Copy nothing but the stretch that opens with the line containing "Clone this chart in seaborn and matplotlib." and closes with the line containing "import seaborn as sns". Keep pictures out.

>> BEGIN LISTED RECORDS

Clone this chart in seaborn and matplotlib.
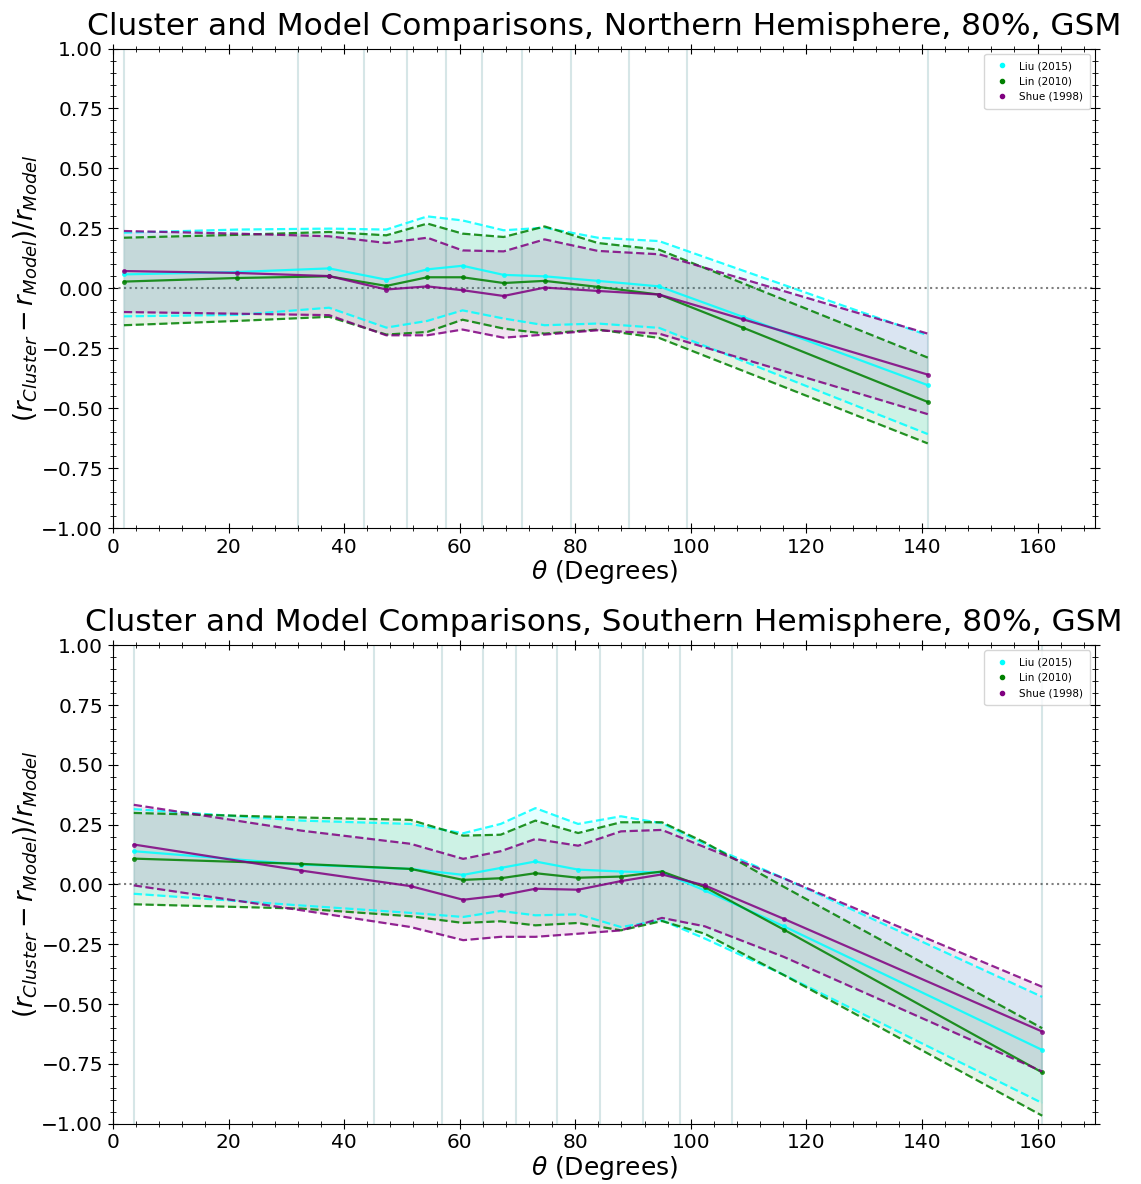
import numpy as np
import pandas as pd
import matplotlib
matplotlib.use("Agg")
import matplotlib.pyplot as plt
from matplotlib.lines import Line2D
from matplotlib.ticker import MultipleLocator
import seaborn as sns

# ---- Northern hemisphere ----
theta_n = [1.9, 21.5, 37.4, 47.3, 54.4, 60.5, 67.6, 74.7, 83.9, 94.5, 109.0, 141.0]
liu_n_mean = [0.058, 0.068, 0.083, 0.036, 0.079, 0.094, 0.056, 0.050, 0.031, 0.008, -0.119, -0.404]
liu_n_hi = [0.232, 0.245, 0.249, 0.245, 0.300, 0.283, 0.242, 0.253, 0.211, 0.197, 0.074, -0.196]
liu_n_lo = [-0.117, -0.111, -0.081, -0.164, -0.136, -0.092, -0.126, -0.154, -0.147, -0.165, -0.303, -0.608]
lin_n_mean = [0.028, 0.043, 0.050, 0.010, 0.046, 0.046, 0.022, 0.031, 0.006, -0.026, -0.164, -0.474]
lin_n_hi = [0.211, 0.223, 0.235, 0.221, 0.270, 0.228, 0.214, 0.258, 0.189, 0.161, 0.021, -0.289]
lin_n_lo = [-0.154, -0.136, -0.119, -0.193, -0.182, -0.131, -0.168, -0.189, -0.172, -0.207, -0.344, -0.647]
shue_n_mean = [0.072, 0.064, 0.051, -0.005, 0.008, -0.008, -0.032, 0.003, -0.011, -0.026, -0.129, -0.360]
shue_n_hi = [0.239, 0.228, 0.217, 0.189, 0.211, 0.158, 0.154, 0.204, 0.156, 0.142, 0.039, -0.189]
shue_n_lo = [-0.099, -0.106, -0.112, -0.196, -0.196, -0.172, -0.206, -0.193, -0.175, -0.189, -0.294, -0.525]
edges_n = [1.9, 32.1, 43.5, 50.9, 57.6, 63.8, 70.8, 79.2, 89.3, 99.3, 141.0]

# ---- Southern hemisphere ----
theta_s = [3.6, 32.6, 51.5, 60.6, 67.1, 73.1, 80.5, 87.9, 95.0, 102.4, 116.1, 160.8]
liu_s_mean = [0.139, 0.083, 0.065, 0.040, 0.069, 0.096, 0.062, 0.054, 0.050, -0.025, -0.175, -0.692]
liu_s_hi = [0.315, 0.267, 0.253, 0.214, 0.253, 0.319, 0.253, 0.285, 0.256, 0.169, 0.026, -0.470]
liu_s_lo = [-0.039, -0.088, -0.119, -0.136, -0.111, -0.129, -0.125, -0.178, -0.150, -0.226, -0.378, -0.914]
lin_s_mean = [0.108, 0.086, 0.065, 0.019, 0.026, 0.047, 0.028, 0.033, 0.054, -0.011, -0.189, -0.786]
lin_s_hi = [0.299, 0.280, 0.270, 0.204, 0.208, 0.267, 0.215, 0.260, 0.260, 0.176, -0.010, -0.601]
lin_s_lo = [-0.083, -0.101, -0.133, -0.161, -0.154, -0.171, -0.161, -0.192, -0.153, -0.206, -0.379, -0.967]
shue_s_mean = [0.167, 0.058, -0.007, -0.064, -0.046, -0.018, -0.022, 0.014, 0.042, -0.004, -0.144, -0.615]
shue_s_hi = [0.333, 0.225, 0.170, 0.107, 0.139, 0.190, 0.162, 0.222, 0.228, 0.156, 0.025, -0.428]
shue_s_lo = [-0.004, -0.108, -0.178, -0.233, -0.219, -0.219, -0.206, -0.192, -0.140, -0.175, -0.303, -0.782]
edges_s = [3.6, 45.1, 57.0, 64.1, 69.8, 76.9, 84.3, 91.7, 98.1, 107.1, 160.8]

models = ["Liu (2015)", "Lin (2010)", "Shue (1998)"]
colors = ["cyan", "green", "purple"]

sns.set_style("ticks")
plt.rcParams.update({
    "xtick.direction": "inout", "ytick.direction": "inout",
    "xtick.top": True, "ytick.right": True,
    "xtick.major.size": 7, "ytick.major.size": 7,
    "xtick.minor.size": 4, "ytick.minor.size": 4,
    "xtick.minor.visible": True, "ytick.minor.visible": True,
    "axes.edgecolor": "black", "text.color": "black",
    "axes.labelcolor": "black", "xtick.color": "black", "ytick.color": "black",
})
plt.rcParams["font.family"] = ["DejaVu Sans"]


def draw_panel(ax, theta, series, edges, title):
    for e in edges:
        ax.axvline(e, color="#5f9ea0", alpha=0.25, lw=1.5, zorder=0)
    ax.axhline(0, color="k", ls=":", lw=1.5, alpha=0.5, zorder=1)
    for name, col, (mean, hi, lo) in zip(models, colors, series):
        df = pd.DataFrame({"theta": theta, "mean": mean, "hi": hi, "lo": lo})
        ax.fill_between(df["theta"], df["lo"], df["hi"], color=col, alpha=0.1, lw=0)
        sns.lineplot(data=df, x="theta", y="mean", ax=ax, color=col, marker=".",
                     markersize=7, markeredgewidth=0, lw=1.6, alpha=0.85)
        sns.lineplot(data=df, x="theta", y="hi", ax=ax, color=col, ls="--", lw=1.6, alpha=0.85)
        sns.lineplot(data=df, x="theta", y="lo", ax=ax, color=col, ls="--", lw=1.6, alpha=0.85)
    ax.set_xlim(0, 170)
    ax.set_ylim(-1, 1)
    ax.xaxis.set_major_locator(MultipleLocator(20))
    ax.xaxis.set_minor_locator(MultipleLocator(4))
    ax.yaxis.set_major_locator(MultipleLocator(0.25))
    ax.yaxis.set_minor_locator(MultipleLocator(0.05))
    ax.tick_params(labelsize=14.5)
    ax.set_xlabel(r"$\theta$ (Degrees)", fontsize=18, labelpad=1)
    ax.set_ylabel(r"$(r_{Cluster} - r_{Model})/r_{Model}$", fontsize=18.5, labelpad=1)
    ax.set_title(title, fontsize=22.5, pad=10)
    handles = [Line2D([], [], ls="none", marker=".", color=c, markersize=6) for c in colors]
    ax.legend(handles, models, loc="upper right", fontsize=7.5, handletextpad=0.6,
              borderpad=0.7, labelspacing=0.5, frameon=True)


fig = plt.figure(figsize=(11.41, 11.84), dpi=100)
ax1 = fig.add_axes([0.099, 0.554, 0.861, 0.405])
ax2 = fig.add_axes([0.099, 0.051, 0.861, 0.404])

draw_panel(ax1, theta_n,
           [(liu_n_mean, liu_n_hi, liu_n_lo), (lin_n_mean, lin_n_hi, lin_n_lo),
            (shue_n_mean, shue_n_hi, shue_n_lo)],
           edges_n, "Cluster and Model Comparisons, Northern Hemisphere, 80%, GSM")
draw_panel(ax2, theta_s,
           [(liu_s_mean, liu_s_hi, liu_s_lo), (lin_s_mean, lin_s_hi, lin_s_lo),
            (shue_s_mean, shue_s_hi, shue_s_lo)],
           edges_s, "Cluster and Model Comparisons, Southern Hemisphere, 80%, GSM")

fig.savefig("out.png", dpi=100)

>> END LISTED RECORDS
>> BEGIN LISTED RECORDS

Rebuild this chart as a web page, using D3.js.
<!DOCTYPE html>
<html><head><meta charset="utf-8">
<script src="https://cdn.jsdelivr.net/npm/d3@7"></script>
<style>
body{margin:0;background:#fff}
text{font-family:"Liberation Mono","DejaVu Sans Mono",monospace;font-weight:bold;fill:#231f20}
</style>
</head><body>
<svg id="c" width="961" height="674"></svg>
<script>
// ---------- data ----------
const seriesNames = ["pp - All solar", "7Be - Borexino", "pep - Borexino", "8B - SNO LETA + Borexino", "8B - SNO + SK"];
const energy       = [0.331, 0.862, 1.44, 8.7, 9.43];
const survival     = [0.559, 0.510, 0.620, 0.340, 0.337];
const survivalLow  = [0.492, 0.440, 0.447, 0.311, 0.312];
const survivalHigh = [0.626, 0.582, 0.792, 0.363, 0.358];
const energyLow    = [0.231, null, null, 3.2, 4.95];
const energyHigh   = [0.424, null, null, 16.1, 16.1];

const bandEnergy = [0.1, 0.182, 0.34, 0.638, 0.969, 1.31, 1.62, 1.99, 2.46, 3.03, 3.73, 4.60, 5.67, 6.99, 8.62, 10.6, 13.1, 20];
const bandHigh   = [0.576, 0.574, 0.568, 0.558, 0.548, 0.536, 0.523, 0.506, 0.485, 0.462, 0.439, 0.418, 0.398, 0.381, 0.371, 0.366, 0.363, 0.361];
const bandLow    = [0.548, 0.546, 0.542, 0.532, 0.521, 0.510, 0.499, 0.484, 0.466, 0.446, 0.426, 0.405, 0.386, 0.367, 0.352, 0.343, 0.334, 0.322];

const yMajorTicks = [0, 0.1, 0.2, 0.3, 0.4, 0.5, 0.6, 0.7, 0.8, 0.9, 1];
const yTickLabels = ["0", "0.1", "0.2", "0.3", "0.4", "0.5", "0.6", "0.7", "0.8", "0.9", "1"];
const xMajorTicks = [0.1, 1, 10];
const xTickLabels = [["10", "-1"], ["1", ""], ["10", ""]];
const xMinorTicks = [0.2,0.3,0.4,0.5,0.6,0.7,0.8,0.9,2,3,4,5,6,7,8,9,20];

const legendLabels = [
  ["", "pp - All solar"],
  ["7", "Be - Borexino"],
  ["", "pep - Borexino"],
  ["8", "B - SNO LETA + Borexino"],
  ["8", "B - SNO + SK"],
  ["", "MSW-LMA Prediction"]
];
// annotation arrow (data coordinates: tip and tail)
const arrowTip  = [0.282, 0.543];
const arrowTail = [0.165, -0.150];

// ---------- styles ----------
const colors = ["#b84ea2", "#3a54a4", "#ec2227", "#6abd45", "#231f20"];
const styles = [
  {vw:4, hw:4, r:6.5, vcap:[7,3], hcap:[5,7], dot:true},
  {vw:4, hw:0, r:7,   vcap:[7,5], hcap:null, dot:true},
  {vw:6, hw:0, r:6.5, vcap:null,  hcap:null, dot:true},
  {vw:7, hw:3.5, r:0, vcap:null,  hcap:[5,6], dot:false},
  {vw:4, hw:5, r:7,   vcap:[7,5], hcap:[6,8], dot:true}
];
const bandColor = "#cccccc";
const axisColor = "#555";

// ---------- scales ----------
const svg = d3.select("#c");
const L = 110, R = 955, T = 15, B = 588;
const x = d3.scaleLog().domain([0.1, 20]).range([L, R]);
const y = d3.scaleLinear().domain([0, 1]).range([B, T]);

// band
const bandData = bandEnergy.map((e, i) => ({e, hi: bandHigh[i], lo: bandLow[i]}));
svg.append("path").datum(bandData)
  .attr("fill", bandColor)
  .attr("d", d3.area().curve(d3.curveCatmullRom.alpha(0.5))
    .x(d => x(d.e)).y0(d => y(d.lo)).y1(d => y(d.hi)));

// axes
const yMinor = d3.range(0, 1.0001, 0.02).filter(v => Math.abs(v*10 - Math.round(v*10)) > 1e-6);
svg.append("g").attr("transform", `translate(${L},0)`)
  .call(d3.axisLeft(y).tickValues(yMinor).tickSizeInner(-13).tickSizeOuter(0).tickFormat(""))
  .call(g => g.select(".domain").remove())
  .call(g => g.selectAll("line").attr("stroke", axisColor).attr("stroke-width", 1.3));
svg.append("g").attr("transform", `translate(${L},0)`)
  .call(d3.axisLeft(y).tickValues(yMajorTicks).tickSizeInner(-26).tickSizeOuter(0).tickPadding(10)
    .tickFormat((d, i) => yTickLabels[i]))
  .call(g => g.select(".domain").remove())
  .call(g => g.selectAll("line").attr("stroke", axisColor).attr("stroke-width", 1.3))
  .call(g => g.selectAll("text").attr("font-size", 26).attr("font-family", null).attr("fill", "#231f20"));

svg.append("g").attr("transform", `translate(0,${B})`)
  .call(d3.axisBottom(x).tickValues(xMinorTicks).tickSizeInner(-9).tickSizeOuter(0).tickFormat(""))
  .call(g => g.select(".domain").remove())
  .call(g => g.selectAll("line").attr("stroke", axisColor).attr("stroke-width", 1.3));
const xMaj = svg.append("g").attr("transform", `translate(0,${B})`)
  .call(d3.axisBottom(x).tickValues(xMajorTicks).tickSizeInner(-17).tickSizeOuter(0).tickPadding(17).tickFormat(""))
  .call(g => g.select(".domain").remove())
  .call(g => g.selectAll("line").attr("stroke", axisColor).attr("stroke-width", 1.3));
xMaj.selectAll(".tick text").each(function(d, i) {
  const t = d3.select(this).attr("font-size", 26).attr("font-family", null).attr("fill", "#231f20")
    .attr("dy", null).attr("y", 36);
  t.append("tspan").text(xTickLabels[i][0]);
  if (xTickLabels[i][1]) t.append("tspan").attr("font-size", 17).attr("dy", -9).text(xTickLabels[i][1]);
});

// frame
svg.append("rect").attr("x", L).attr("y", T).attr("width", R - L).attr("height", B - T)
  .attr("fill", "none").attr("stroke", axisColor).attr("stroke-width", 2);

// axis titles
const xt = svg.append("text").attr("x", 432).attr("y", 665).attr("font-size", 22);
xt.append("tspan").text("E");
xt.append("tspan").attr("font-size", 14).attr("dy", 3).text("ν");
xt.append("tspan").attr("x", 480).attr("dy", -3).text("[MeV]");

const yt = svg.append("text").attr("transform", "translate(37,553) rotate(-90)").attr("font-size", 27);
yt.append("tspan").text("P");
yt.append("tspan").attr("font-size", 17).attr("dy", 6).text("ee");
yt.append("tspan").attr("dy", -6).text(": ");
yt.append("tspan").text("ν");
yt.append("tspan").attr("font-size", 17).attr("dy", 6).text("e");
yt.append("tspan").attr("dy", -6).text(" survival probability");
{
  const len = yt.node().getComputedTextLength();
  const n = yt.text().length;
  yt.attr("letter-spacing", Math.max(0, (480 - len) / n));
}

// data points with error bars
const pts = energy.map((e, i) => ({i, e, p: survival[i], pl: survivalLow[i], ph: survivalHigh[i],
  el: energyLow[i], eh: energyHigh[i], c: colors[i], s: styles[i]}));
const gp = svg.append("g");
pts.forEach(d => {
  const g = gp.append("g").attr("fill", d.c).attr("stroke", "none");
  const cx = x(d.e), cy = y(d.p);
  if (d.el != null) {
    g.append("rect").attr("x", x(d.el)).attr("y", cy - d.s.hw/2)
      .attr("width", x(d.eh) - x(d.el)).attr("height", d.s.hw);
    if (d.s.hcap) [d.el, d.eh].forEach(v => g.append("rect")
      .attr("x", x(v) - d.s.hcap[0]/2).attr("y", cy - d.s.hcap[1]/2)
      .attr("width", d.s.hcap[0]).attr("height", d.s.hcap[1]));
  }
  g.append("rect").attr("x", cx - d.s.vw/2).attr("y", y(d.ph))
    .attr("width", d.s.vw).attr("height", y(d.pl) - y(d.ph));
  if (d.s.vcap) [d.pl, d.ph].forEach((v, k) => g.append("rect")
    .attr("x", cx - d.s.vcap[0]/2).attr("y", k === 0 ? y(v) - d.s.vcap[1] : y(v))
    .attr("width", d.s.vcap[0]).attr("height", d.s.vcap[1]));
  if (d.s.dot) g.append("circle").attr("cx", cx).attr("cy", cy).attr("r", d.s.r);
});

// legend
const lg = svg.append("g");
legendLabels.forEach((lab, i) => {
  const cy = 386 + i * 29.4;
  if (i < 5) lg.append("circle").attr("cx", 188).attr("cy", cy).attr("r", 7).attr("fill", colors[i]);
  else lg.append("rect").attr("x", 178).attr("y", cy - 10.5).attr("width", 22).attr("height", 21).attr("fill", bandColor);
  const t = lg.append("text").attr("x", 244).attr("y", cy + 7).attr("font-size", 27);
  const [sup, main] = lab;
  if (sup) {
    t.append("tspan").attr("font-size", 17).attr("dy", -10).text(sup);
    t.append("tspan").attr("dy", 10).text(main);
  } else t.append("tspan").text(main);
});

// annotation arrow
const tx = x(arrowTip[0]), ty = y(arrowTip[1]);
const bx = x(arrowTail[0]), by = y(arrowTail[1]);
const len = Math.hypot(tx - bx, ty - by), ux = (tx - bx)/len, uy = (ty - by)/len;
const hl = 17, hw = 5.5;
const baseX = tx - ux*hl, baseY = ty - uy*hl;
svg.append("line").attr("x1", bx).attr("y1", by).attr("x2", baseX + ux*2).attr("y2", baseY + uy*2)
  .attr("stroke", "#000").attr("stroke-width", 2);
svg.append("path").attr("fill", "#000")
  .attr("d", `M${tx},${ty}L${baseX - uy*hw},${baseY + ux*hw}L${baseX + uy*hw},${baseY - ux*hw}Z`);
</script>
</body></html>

>> END LISTED RECORDS

THE COMPLETED TASK —
Clone this chart in seaborn and matplotlib.
import numpy as np
import pandas as pd
import matplotlib
matplotlib.use("Agg")
import matplotlib.pyplot as plt
from matplotlib.lines import Line2D
from matplotlib.ticker import MultipleLocator
import seaborn as sns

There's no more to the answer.